Besler is #5, and Orozco #14. Green lines are completed passes, and red incomplete. Both were OK at supporting the team in possession, but there were several bad turnovers that a better team would have punished, and it was pretty clear that both guys weren't playing their natural spots.


It looks like DeAndre Yedlin – another Premier League starter – and Fabian Johnson will be the starters when the US face Colombia next week (9:30 pm ET, FS1). Yedlin is obviously the right choice; Johnson, who starts on the wing in the Bundesliga, is still a liability at fullback.


Thanks to Ben Jata for clipping the following sequence for me:



With play occurring down the right side, why is Johnson pushed up so high on the left? He's wildly out of position in case of a turnover, and even if said turnover happens just one time in 10... well, against a team like Colombia, Costa Rica or even Paraguay (who are dire), that type of space is deadly to concede.


The beauty of the back four is its flexibility. When one fullback overlaps, the other stays back and slides central in order to help the central defenders and make certain the team keeps defensive shape. If both fullbacks overlap on the same play... I mean, that's the equivalent of putting the pedal all the way down on your brand new sports car. It's got to be thrilling, but it's a deadly risk.

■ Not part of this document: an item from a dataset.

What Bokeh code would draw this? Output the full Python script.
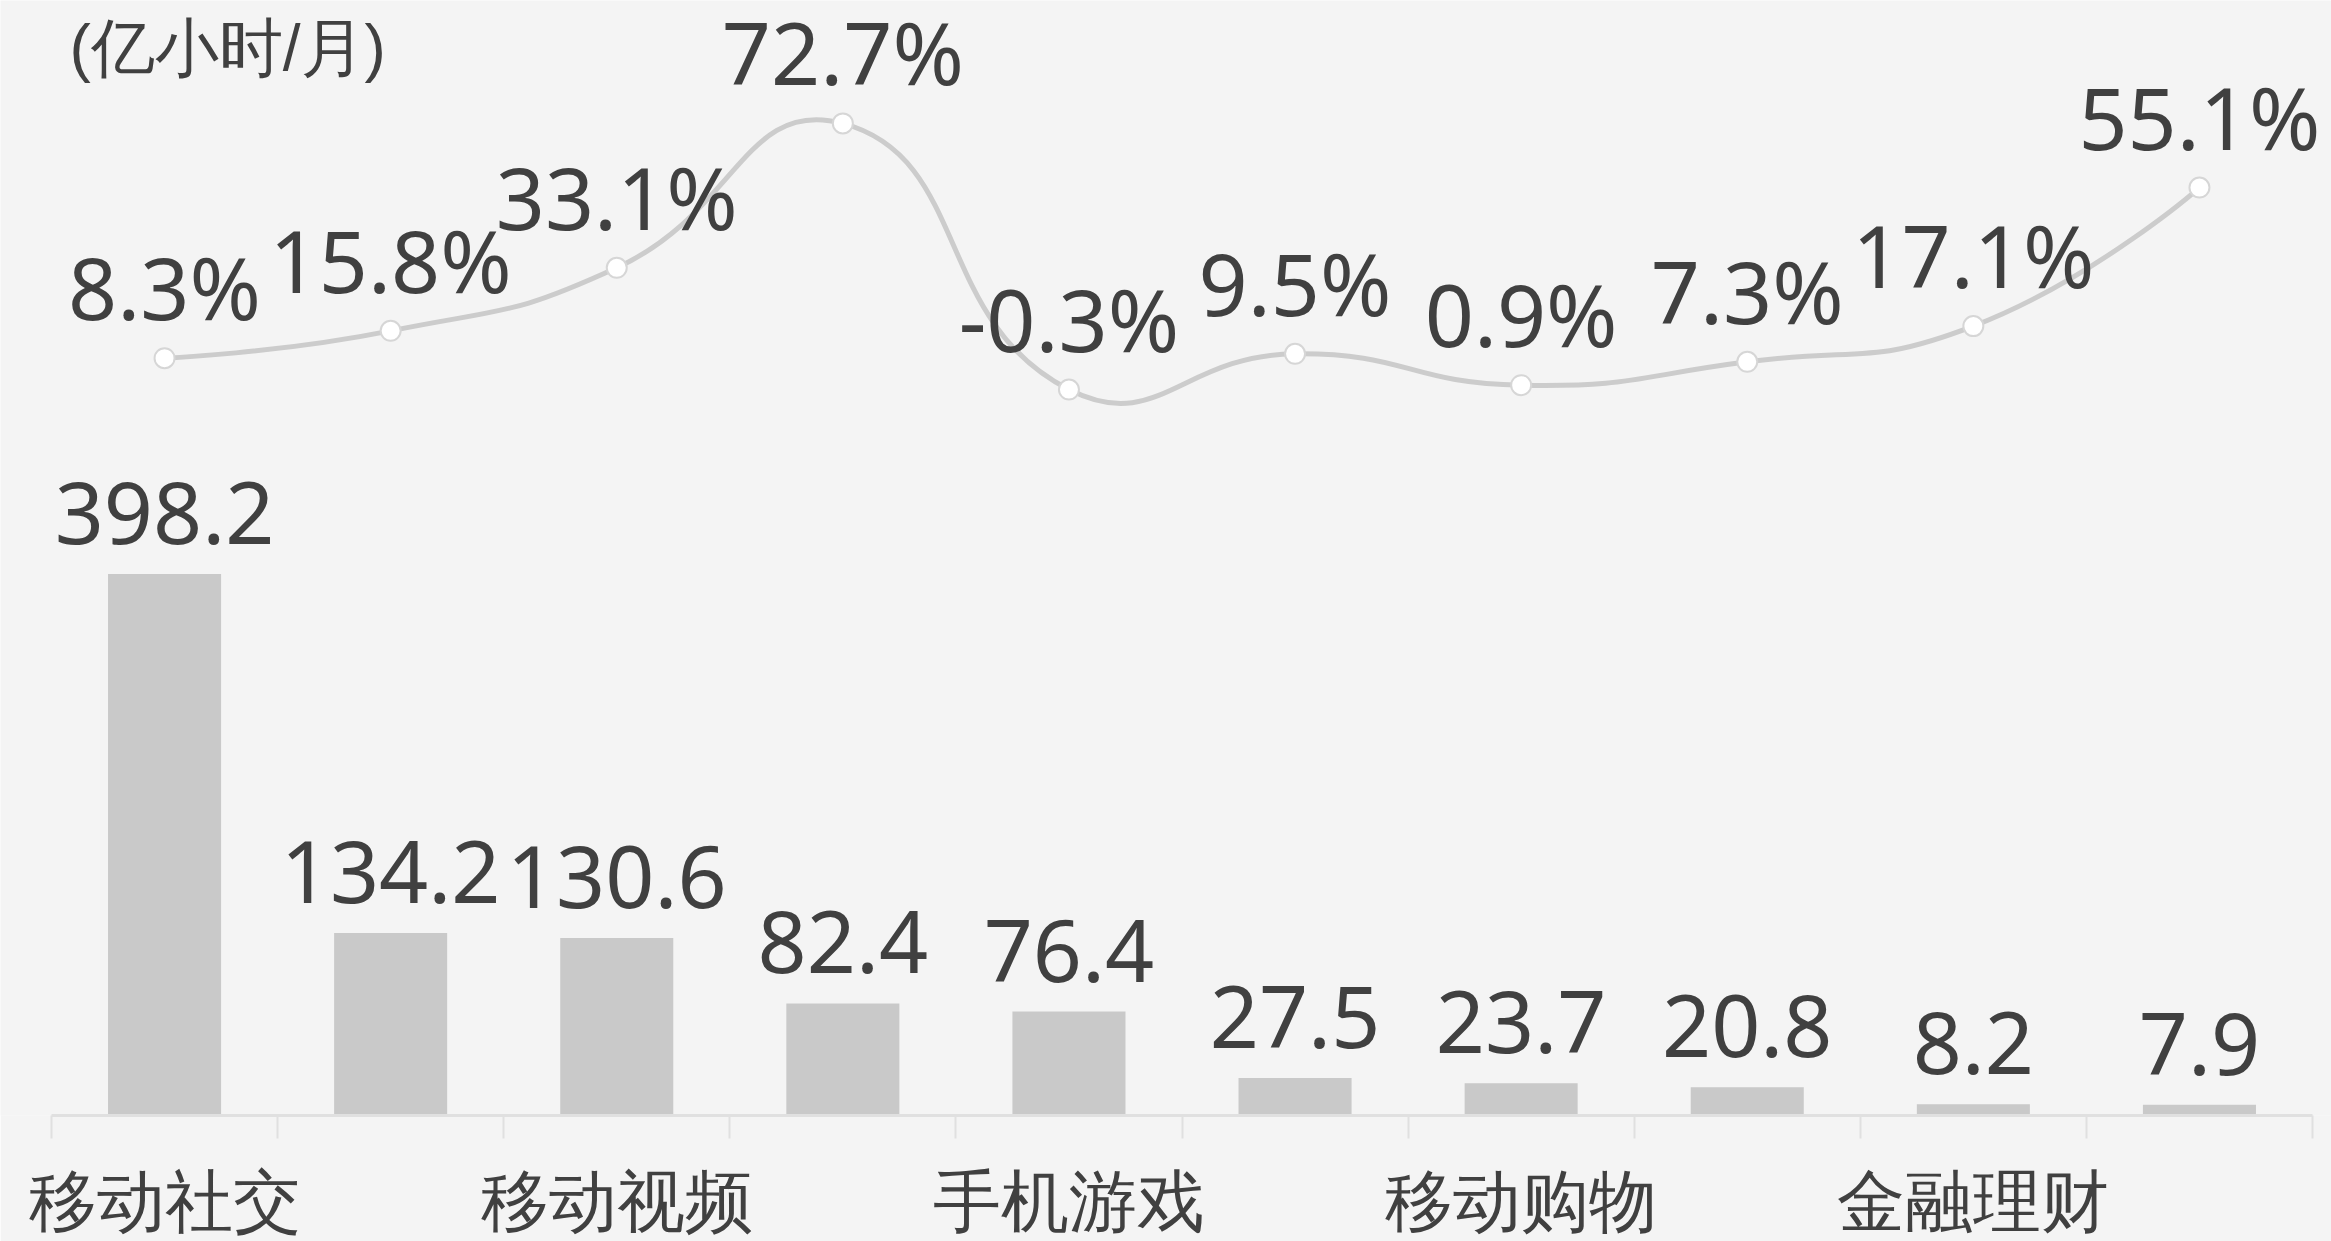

And at the same time: Johnson is a winger! He's a playmaker and a creator and a guy who can provide the type of linking among the front three that Zardes and Wood didn't/don't/haven't. Pushing him up into his natural spot would give the US both more creativity and a more solid backline.




Is this progress?


Sort of. The US are playing their best soccer in two years and have a deeper roster than any previous coach has had to call upon (I haven't even mentioned Christian Pulisic yet, right?). Their best player is finally in his best spot, the midfield is finally balanced, and the central defense finally has a go-to pair.


Of course beating Bolivia isn't a reason to celebrate:



Any celebration should come after a quality, front-foot performance in the group stage and a win the quarters. From 1994 through 2010 the US beat the likes of Colombia, Argentina, Germany, Portugal, Spain and – of course – Mexico in games that really mattered. Since 2011, however, results like that are nowhere to be found.


The fans have a right to ask for a return to those days. And the coach, if he looks at his roster and (finally) makes the right choices, has the goods to deliver it to them.